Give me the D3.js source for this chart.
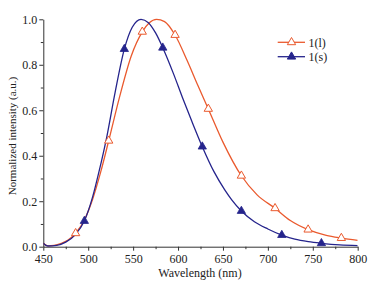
<!DOCTYPE html>
<html>
<head>
<meta charset="utf-8">
<script src="https://cdn.jsdelivr.net/npm/d3@7"></script>
<style>
  html, body { margin: 0; padding: 0; background: #fff; }
  svg { display: block; }
  text { font-family: "Liberation Serif", "DejaVu Serif", serif; fill: #222; }
</style>
</head>
<body>
<svg id="chart" width="371" height="281"></svg>
<script>
// ---- data ----
const seriesNames = ["1(l)", "1(s)"];
// curve samples: wavelength (nm) and normalized intensity
const wlL = [450, 455, 462, 470, 478, 486, 496, 505, 514, 522.8, 535, 548, 560.2, 568, 576, 585, 596.7, 610, 622, 633.7, 650, 670.5, 688, 708, 725, 744.8, 765, 781.8, 800];
const valL = [0.015, 0.004, 0.006, 0.015, 0.03, 0.059, 0.12, 0.21, 0.33, 0.466, 0.66, 0.84, 0.945, 0.985, 1.0, 0.99, 0.931, 0.82, 0.71, 0.606, 0.46, 0.312, 0.228, 0.169, 0.115, 0.075, 0.05, 0.038, 0.028];
const wlS = [450, 455, 465, 475, 485, 495.7, 505, 512, 520, 530, 540.2, 549, 558.8, 567, 575, 583, 595, 605, 615, 627, 640, 652, 660, 670.5, 685, 700, 715.5, 730, 745, 759.6, 780, 800];
const valS = [0.015, 0.003, 0.006, 0.02, 0.05, 0.113, 0.22, 0.33, 0.47, 0.68, 0.869, 0.965, 1.0, 0.985, 0.94, 0.875, 0.76, 0.655, 0.555, 0.44, 0.33, 0.25, 0.205, 0.157, 0.11, 0.078, 0.051, 0.033, 0.022, 0.015, 0.008, 0.005];
// marker positions
const mkWlL = [486, 522.8, 560.2, 596.7, 633.7, 670.5, 708, 744.8, 781.8];
const mkValL = [0.059, 0.466, 0.945, 0.931, 0.606, 0.312, 0.169, 0.075, 0.038];
const mkWlS = [495.7, 540.2, 583, 627, 670.5, 715.5, 759.6];
const mkValS = [0.113, 0.869, 0.875, 0.44, 0.157, 0.051, 0.015];
// ticks
const xTicks = [450, 500, 550, 600, 650, 700, 750, 800];
const xMinor = [475, 525, 575, 625, 675, 725, 775];
const yTicks = [0.0, 0.2, 0.4, 0.6, 0.8, 1.0];
const yMinor = [0.1, 0.3, 0.5, 0.7, 0.9];
const xTitle = "Wavelength (nm)";
const yTitle = "Normalized intensity (a.u.)";

// ---- drawing ----
const colL = "#ea5a2e", colS = "#25248c", axisCol = "#333";
const serif = "Liberation Serif";
const svg = d3.select("#chart");
const x = d3.scaleLinear().domain([450, 800]).range([43.3, 357.7]);
const y = d3.scaleLinear().domain([0, 1]).range([246.7, 19.3]);

// axes
const gx = svg.append("g").attr("transform", `translate(0,${y(0)})`)
  .call(d3.axisBottom(x).tickValues(xTicks).tickFormat(d3.format("d")).tickSize(4).tickSizeOuter(0))
  .attr("font-family", serif).attr("font-size", 12);
svg.append("g").attr("transform", `translate(0,${y(0)})`)
  .call(d3.axisBottom(x).tickValues(xMinor).tickFormat("").tickSize(2.5).tickSizeOuter(0))
  .select(".domain").remove();
const gy = svg.append("g").attr("transform", `translate(${x(450)},0)`)
  .call(d3.axisLeft(y).tickValues(yTicks).tickFormat(d3.format(".1f")).tickSize(4).tickSizeOuter(0))
  .attr("font-family", serif).attr("font-size", 12);
svg.append("g").attr("transform", `translate(${x(450)},0)`)
  .call(d3.axisLeft(y).tickValues(yMinor).tickFormat("").tickSize(2.5).tickSizeOuter(0))
  .select(".domain").remove();
svg.selectAll(".domain, .tick line").attr("stroke", axisCol).attr("stroke-width", 1);
gx.selectAll("text").style("font-family", serif).style("font-size", "12px").attr("fill", "#222").attr("dy", "0.78em");
gy.selectAll("text").style("font-family", serif).style("font-size", "12px").attr("fill", "#222").attr("x", -6);

svg.append("text").attr("x", 200).attr("y", 277).attr("text-anchor", "middle")
  .style("font-family", serif).style("font-size", "12px").text(xTitle);
svg.append("text").attr("transform", "translate(16,136) rotate(-90)").attr("text-anchor", "middle")
  .style("font-family", serif).style("font-size", "11px").text(yTitle);

// clip
svg.append("clipPath").attr("id", "clip").append("rect")
  .attr("x", x(450)).attr("y", 0).attr("width", x(800) - x(450)).attr("height", y(0) + 1);

const line = d3.line().x(d => x(d[0])).y(d => y(d[1])).curve(d3.curveMonotoneX);
const dataL = wlL.map((w, i) => [w, valL[i]]);
const dataS = wlS.map((w, i) => [w, valS[i]]);
const plot = svg.append("g").attr("clip-path", "url(#clip)");
plot.append("path").datum(dataL).attr("d", line).attr("fill", "none").attr("stroke", colL).attr("stroke-width", 1.3);
plot.append("path").datum(dataS).attr("d", line).attr("fill", "none").attr("stroke", colS).attr("stroke-width", 1.3);

const tri = d3.symbol().type(d3.symbolTriangle).size(30);
svg.append("g").selectAll("path").data(mkWlL.map((w, i) => [w, mkValL[i]])).join("path")
  .attr("d", tri).attr("transform", d => `translate(${x(d[0])},${y(d[1])})`)
  .attr("fill", "#fff").attr("stroke", colL).attr("stroke-width", 1);
svg.append("g").selectAll("path").data(mkWlS.map((w, i) => [w, mkValS[i]])).join("path")
  .attr("d", tri).attr("transform", d => `translate(${x(d[0])},${y(d[1])})`)
  .attr("fill", colS).attr("stroke", colS).attr("stroke-width", 0.8);

// legend
const leg = svg.append("g");
[[seriesNames[0], colL, "#fff", 42.3], [seriesNames[1], colS, colS, 56.7]].forEach(([name, c, f, ly]) => {
  leg.append("line").attr("x1", 277.7).attr("x2", 305).attr("y1", ly).attr("y2", ly).attr("stroke", c).attr("stroke-width", 1.3);
  leg.append("path").attr("d", tri).attr("transform", `translate(291.5,${ly})`).attr("fill", f).attr("stroke", c).attr("stroke-width", 1);
  leg.append("text").attr("x", 308.5).attr("y", ly).attr("dy", "0.35em")
    .style("font-family", serif).style("font-size", "12px").text(name);
});
</script>
</body>
</html>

* TASK PROMPT: Where a line above includes "chart", copy that line.

* RESULT FOR THIS EXERCISE:
Give me the D3.js source for this chart.
<svg id="chart" width="371" height="281"></svg>
const svg = d3.select("#chart");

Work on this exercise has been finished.